Archive for Institute for Local Self-Reliance

Clean Power Plan

The Supreme Court recently took the unprecedented move to stall the implementation of the Clean Power Plan. Given the players involved (big fossil fuel and utility companies plus some right wing states – including Arizona) and given the leanings of the 5 justices who voted for the stay, it’s not difficult to deduce why the Court took the step it did. It has nothing to do with Constitutional issues or American values or the needs of the people. Here is an article by John Farrell, the energy guru at the Institute for Local Self-Reliance, the go-to place for learning how to live well by living locally.
 
Several months ago, the Obama administration released the Clean Power Plan, requiring substantial greenhouse gas emissions reductions from the electricity sector. The Plan sets targets from the top down, but largely leaves the details to states, providing a significant opportunity to craft rules that encourage energy development and ownership from the bottom up.

These 50 state plans have huge stakes.

Collectively, U.S. electric customers spend over $360 billion each year. Most of that is generated from fossil fuels, frequently extracted outside their own state. In other words, most of that money leaves their community to pay for dirty energy. But the electricity system is in the midst of an enormous transformation from the bottom up just as the federal plan pushes utilities to cleaner energy from the top down.

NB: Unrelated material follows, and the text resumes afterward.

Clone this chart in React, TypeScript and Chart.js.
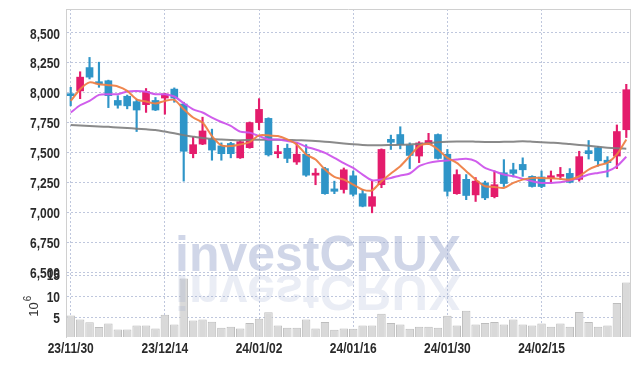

Driven by improvements in energy efficiency, electricity consumption peaked in 2007 and has been stagnant ever since. Distributed solar, like that found on home rooftops, has provided more than 5% of newly added power plant capacity from 2011 through 2015. In 2013, nearly one-third of all new power plant capacity was from solar energy. The profusion of smartphones is giving customers innovative ways to control energy use, from web-connected thermostats to light bulbs. Consulting firm Accenture estimates that these “disruptive” and economical technologies could save electric customers up to $48 billion over the next 10 years.